When the -c option is included, custardpy_differential_DRF identifies “differential DRF regions” where the DRF score exceeds the set threshold (--thre) and the DRF score difference between the treated and control samples surpasses the specified threshold (--thre). In cases where the -c option is not provided, the command simply detects genomic regions where the DRF score exceeds the set threshold (--thre).

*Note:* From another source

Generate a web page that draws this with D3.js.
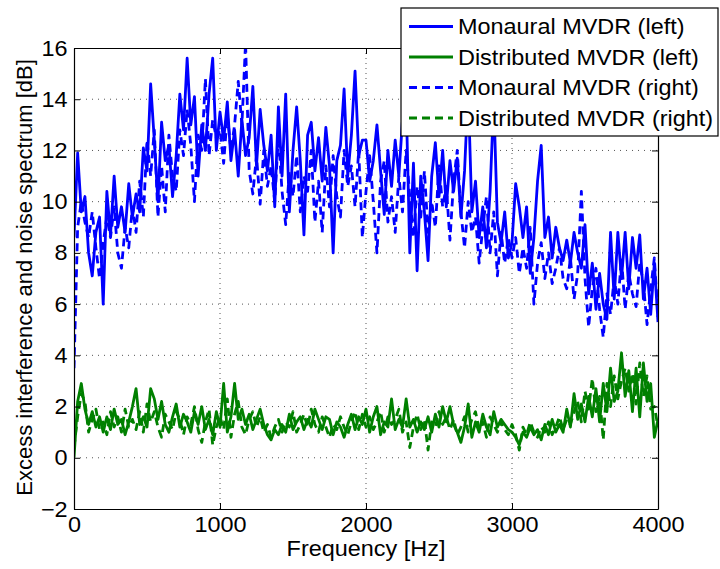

custardpy_differential_DRF [-h] [-c CONTROL] [--type TYPE] [--gt GT]
                              [--thre THRE] [-r RESOLUTION]
                              [--distance_min DISTANCE_MIN]
                              [--distance_max DISTANCE_MAX] [--odir ODIR]
                              [input [input ...]]

positional arguments:
   input                 Input sample '<Input directory>:<label>'

optional arguments:
    -c CONTROL, --control CONTROL
                            Labels of negative control samples (separated by ',')
    --type TYPE           normalize type (default: SCALE)
    --gt GT               Genome table
    --thre THRE           threshold of differential DRF (default: 0.7)
    -r RESOLUTION, --resolution RESOLUTION
                            resolution (default: 25000)
    --distance_min DISTANCE_MIN
                            minimum distance of DRF (default: 500000)
    --distance_max DISTANCE_MAX
                            maximum distance of DRF (default: 2000000)
    --odir ODIR           Output directory (default: diffDRFregions)

6.2.1. Example

custardpy_differential_DRF --type VC_SQRT --gt genome_table.hg38.txt \
    JuicerResults_hg38/Control_1/:Control_1 \
    JuicerResults_hg38/Control_2/:Control_2 \
    JuicerResults_hg38/Control_3/:Control_3 \
    JuicerResults_hg38/Control_4/:Control_4 \
    JuicerResults_hg38/Control_5/:Control_5 \
    JuicerResults_hg38/Control_6/:Control_6 \
    JuicerResults_hg38/Rad21KD_1/:Rad21KD_1 \
    JuicerResults_hg38/Rad21KD_2/:Rad21KD_2 \
    JuicerResults_hg38/Rad21KD_3/:Rad21KD_3 \
    JuicerResults_hg38/NIPBLKD_1/:NIPBLKD_1 \
    JuicerResults_hg38/NIPBLKD_2/:NIPBLKD_2 \
    JuicerResults_hg38/NIPBLKD_2/:NIPBLKD_3 \
    JuicerResults_hg38/CTCFKD_1/:CTCFKD_1 \
    JuicerResults_hg38/CTCFKD_2/:CTCFKD_2 \
    JuicerResults_hg38/CTCFKD_2/:CTCFKD_3 \
    -c Control_2,Control_3,Control_4,Control_5,Control_6,CTCFKD_1,CTCFKD_2,CTCFKD_3

This command uses Control_1 as the benchmark for calculating the DRF score across all other samples. It’s important to note that Control_1 is thus not included when specifying negative control samples with the `-c option (samples separated by ‘,’).

The command generates the following output files in the specified output directory (--odir):

  • DifferentialDRFregions.thre*.tsv: The BED file containing the identified differential DRF regions

  • DRFdiff.chr*.thre*.pdf: Visualization of the differential DRF scores.

Alternate

Fig. 6.3 DifferentialDRFregions (chr21)

The graph presents the average DRF score of treated (blue line) and control (black line) samples. The dashed red lines indicates the DRF threshold (both positive and negative values). The shaded regions indicate the 99% confidence interval. The differential DRF regions identified are denoted by the purple lines at the bottom of the visualization.